By Lewis Wynne
Teaching a class where there is a child who suffers from learning difficulties who cannot call on the help of a teaching assistant can often be challenging, especially with large classes. Due to the large number of students who have a variety of barriers to their learning in our school it is not always easy to have one-to-one support available to them in lessons. A number of students require support in every lesson and more often than not they receive this, but on the odd occasion there maybe lessons where it is just not possible for a T.A to be present.
I had an idea which I thought would be able to help solve this issue and to help ensure that students who had these difficulties could access as much of the curriculum as possible without the support of a teaching assistant.
In my experience of working as a teaching assistant at Beaumont I have noticed that students who have learning difficulties (especially autism) react well to visual cues in lessons. I have noticed that if they can physically see what they might achieve by the end of the lesson then they are more likely to work productively. For this reason I chatted to two new members of staff who I knew taught groups where some SEN pupils were unsupported. We talked about the challenges that the students may face when accessing set tasks so we decided that it may be a good idea for me to produce some subject specific target sheets for a couple of students on a trial basis to see how the students responded to them.
So far these resources have worked especially well with one pupil in particular and it would be really interesting to see how these could help other pupils across the school who maybe do not always receive the support of a teaching assistant in their lessons.
The two members of staff who have used these are Megan Anderson in Geography and Hannah Fraser in P.E and they have given feedback on how they have worked in their lessons with certain pupils. This is shown below.
We have been using target sheets to focus KC both before and within lessons as she is without a teaching assistant in my lessons. There are various general targets that both Lewis and I have set for her to achieve during the lesson. After the lesson both she and I sit down and go through the targets and if we both agree that these targets have been met, we put a big green tick next to the target. We aim to have ticks in all of the boxes and if not, we work towards having them all in there by the next lesson. If all of the targets are met, a positive green slip is sent to her via her tutor tray to recognise the good effort and participation within the lesson.
Hannah Fraser, PE
The targets work really well for OS. It sets clear boundaries of my expectations of him in the lesson. He seems to like the sense of achievement at the end of the lesson if he gets all boxes ticked off. This works well for OS, as I don’t believe he appreciates the importance of school and education. He therefore needs small motivating factors and achievements throughout the day to ensure he is focussed and remains on task.

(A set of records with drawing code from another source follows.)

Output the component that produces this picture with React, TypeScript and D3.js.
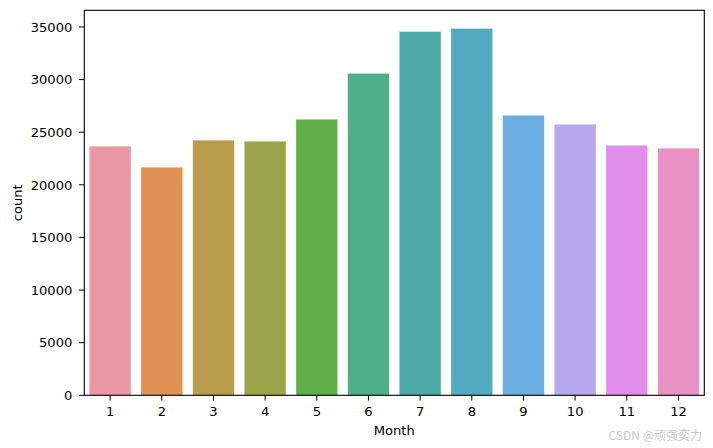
import React from "react";
import * as d3 from "d3";

const months = ["1", "2", "3", "4", "5", "6", "7", "8", "9", "10", "11", "12"];
const counts = [23650, 21650, 24220, 24120, 26210, 30570, 34550, 34840, 26590, 25730, 23740, 23460];
const colors = ["#ea96a3", "#e19153", "#b89c49", "#9aa549", "#60ae4a", "#4eaf89", "#4eaaa6", "#51aabf", "#6daee2", "#b6a8eb", "#e08ee9", "#e891c3"];
const yTicks = [0, 5000, 10000, 15000, 20000, 25000, 30000, 35000];

const W = 713, H = 448;
const left = 84.3, right = 704.3, top = 10.3, bottom = 395.3;
const font = "DejaVu Sans, sans-serif";
const fs = 13.1;

export default function App() {
  const yMax = d3.max(counts)! * 1.05;
  const y = d3.scaleLinear().domain([0, yMax]).range([bottom, top]);
  const x = d3.scaleBand<string>().domain(months).range([left, right]).paddingInner(0.2).paddingOuter(0.1);
  const step = x.step();
  return (
    <svg width={W} height={H} style={{ position: "absolute", left: 0, top: 0 }} fontFamily={font}>
      <rect x={0} y={0} width={W} height={H} fill="#fff" />
      {months.map((m, i) => (
        <rect key={m} x={x(m)!} y={y(counts[i])} width={x.bandwidth()} height={bottom - y(counts[i])} fill={colors[i]} />
      ))}
      <rect x={left} y={top} width={right - left} height={bottom - top} fill="none" stroke="#000" strokeWidth={1.1} />
      {yTicks.map((t) => (
        <g key={t}>
          <line x1={left - 5.3} x2={left} y1={y(t)} y2={y(t)} stroke="#000" strokeWidth={1} />
          <text x={left - 12} y={y(t)} dy="0.36em" textAnchor="end" fontSize={fs} fill="#000">{t}</text>
        </g>
      ))}
      {months.map((m) => {
        const cx = x(m)! + x.bandwidth() / 2;
        return (
          <g key={m}>
            <line x1={cx} x2={cx} y1={bottom} y2={bottom + 5.3} stroke="#000" strokeWidth={1} />
            <text x={cx} y={416} textAnchor="middle" fontSize={fs} fill="#000">{m}</text>
          </g>
        );
      })}
      <text x={(left + right) / 2} y={435} textAnchor="middle" fontSize={fs} fill="#000">Month</text>
      <text transform={`translate(22, ${(top + bottom) / 2}) rotate(-90)`} textAnchor="middle" fontSize={fs} fill="#000">count</text>
      <text x={702} y={440} textAnchor="end" fontSize={12} fill="#c8c8c8" fontFamily="'Noto Sans CJK SC', sans-serif">CSDN @顽强奕力</text>
    </svg>
  );
}
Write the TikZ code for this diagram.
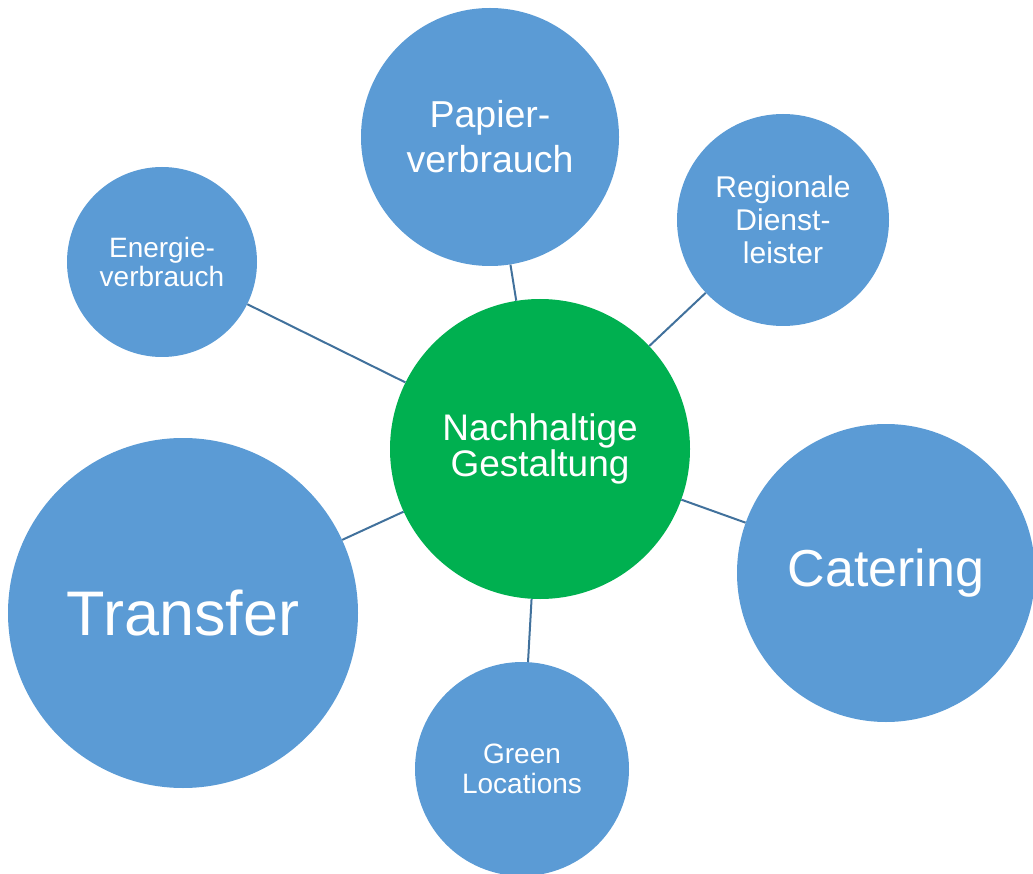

ML on the other hand, is less responsive to the targets. He is motivated to learn and understands the importance of applying himself in the classroom. He really wants to do well in geography and he is also interested in the subject. ML seems to work better with verbal prompts to ensure he stays on task, as opposed to a check list. This is perhaps easier for me in a year 10 group where the majority of students can remain on task and focussed for prolonged periods of time, this ensures I can ‘keep an eye on’ him and provide verbal prompts and further one-to-one explanation as and when required.